Grow a Historic Tree in Your Back Yard

April 30, 2002 -- — In a lush green valley nestled in the rolling hills of southern Oregon, Ken Roberts is nursing his babies — baby trees, that is. He feels like a father, and sometimes he feels like a founding father.

"George Washington planted a tulip poplar with his own hand at his plantation at Mount Vernon in Virginia," Roberts said. "I have a seedling from that tree."

He does indeed. Roberts has the direct offspring of Washington's tulip poplar growing at his home in Grant's Pass, Ore. And he has offspring from thousands of other historical American trees, too.

"I've got everything that will grow here," he said. "I have trees from Abraham Lincoln's birth site. I've got the pin oak from John Fitzgerald Kennedy's grave. I've got trees from Helen Keller's home."

Roberts, a former broker who moved to rural Oregon to get away from the fast pace of the commodities trade, says his trees connect him with history — and he adores history.

"You can have all this history and character around you and it can be there for you every day," he said. "There is something that connects me in that that I like."

Roberts got the seedlings for his trees from the American Forests Historic Tree Nursery in Jacksonville, Fla. American Forests, the nation's oldest nonprofit environmental group, is determined to save America's arboreal history. The group created the nursery to harvest the seeds from America's historic trees and then sell them to anyone who wants to connect with history.

"We're trying to take people who think of themselves as historians and turn them into tree planters," said Jeffrey Meyer, the nursery's founding project director.

Hundreds of Historic Trees Available

Hundreds of the direct offspring of the nation's historic trees are available at the nursery. The Osage orange that was brought back as a seedling to Virginia by the explorers Meriwether Lewis and William Clark and then planted in front of the home of patriot Patrick Henry is available. So are seedlings from the last surviving Rambo apple tree planted by Johnny Appleseed. The tree is in Ohio and believed to have been planted in 1830.

Roberts has taken seedlings from the apple tree and created an orchard of more than 2,000 trees. Someday soon he hopes children will be able to visit his home, get in touch with their own history and perhaps taste an apple that will taste the same as it would have to the pioneers.

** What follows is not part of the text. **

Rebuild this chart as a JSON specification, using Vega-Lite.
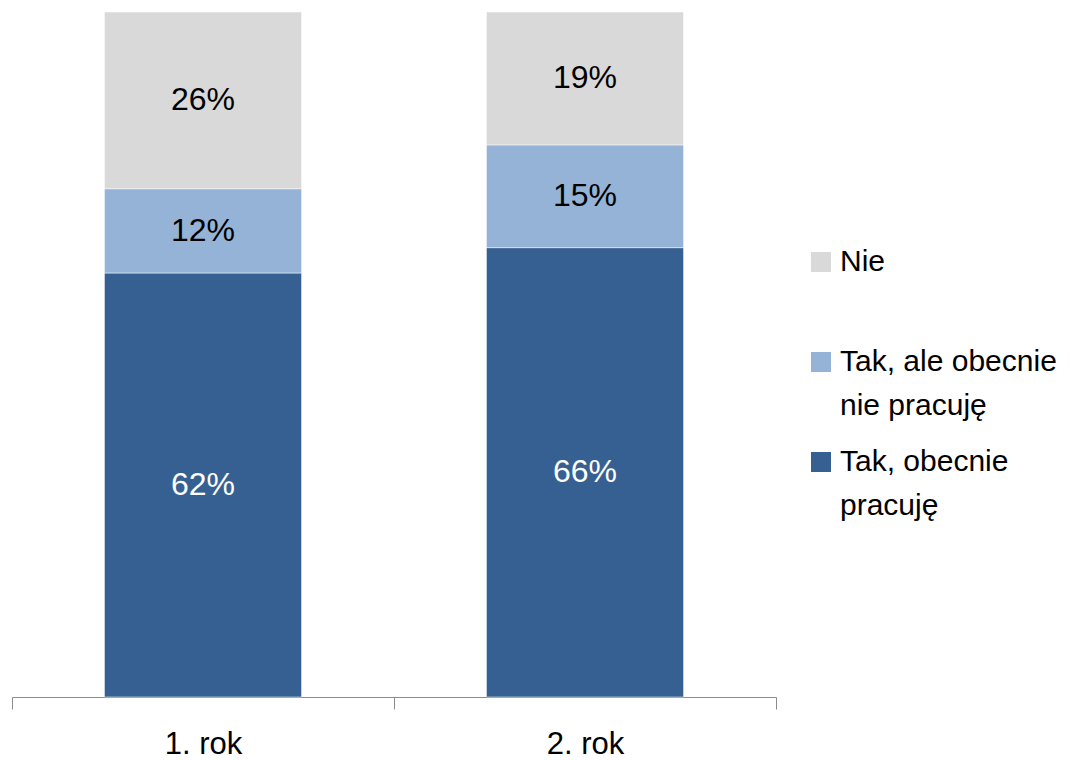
{
  "$schema": "https://vega.github.io/schema/vega-lite/v6.json",
  "autosize": "none",
  "width": 764,
  "height": 685,
  "padding": {"left": 12, "top": 12, "right": 294, "bottom": 63},
  "background": "white",
  "config": {
    "view": {"stroke": null},
    "font": "Liberation Sans",
    "style": {"guide-label": {"lineHeight": 44}}
  },
  "data": {
    "values": [
      {"rok": "1. rok", "kategoria": "Tak, obecnie pracuję", "udzial": 0.619},
      {"rok": "1. rok", "kategoria": "Tak, ale obecnie nie pracuję", "udzial": 0.123},
      {"rok": "1. rok", "kategoria": "Nie", "udzial": 0.258},
      {"rok": "2. rok", "kategoria": "Tak, obecnie pracuję", "udzial": 0.656},
      {"rok": "2. rok", "kategoria": "Tak, ale obecnie nie pracuję", "udzial": 0.150},
      {"rok": "2. rok", "kategoria": "Nie", "udzial": 0.194}
    ]
  },
  "encoding": {
    "x": {
      "field": "rok",
      "type": "nominal",
      "scale": {"paddingInner": 0, "paddingOuter": 0},
      "axis": {
        "title": null,
        "labelAngle": 0,
        "labelFontSize": 31,
        "labelColor": "black",
        "labelFont": "Liberation Sans",
        "labelPadding": 20,
        "tickBand": "extent",
        "tickSize": 12,
        "tickColor": "#8c8c8c",
        "domainColor": "#8c8c8c",
        "tickWidth": 1,
        "domainWidth": 1
      }
    }
  },
  "layer": [
    {
      "mark": {"type": "bar", "width": {"band": 0.516}, "stroke": "white", "strokeWidth": 1, "strokeOpacity": 0.5},
      "encoding": {
        "y": {"field": "udzial", "type": "quantitative", "stack": "zero", "scale": {"domain": [0, 1]}, "axis": null},
        "color": {
          "field": "kategoria",
          "type": "nominal",
          "scale": {
            "domain": ["Nie", "Tak, ale obecnie nie pracuję", "Tak, obecnie pracuję"],
            "range": ["#D9D9D9", "#95B3D7", "#376092"]
          },
          "legend": {
            "title": null,
            "orient": "none",
            "legendX": 794,
            "legendY": 235,
            "symbolType": "square",
            "symbolSize": 400,
            "symbolStrokeWidth": 0,
            "labelFontSize": 30,
            "labelFont": "Liberation Sans",
            "labelColor": "black",
            "labelLimit": 0,
            "labelOffset": 4,
            "labelBaseline": "middle",
            "gridAlign": "all",
            "rowPadding": 26,
            "labelExpr": "datum.label == 'Tak, ale obecnie nie pracuję' ? ['Tak, ale obecnie', 'nie pracuję'] : datum.label == 'Tak, obecnie pracuję' ? ['Tak, obecnie', 'pracuję'] : datum.label",
            "encode": {"labels": {"enter": {"lineHeight": {"value": 44}}, "update": {"lineHeight": {"value": 44}}}}
          }
        },
        "order": {"field": "kategoria", "sort": "descending"}
      }
    },
    {
      "transform": [
        {"stack": "udzial", "groupby": ["rok"], "sort": [{"field": "kategoria", "order": "descending"}], "as": ["v0", "v1"]},
        {"calculate": "(datum.v0 + datum.v1) / 2", "as": "mid"}
      ],
      "mark": {"type": "text", "fontSize": 32, "font": "Liberation Sans", "baseline": "middle", "align": "center"},
      "encoding": {
        "y": {"field": "mid", "type": "quantitative", "scale": {"domain": [0, 1]}},
        "text": {"field": "udzial", "type": "quantitative", "format": ".0%"},
        "color": {
          "condition": {"test": "datum.kategoria == 'Tak, obecnie pracuję'", "value": "white"},
          "value": "black"
        }
      }
    }
  ]
}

American Forests also offers seedlings from the trees of noted Americans who helped shape the country in other ways. There is the red maple from Henry David Thoreau's Walden Pond. There is the ash that grew outside the home of Harriet Beecher Stowe, who wrote Uncle Tom's Cabin. The black walnut that grew beside the home of frontier lawman Wyatt Earp is also available.

The most popular seedling is the George Washington poplar. Second is the Japanese cherry tree, which brings so much color to the U.S. Capitol in Washington each spring. The trees were a gift from the emperor of Japan to President and Mrs. Taft.

But the third most popular seedling — and demand for it is growing — is from the oak trees that line the driveways at Elvis Presley's home, Graceland, in Memphis, Tenn.

Roberts has the Elvis tree growing in Grant's Pass and jokes that it sometimes sings to him. But all of Roberts' trees say something to him. In one way or another, they have grounded him in the nation's history.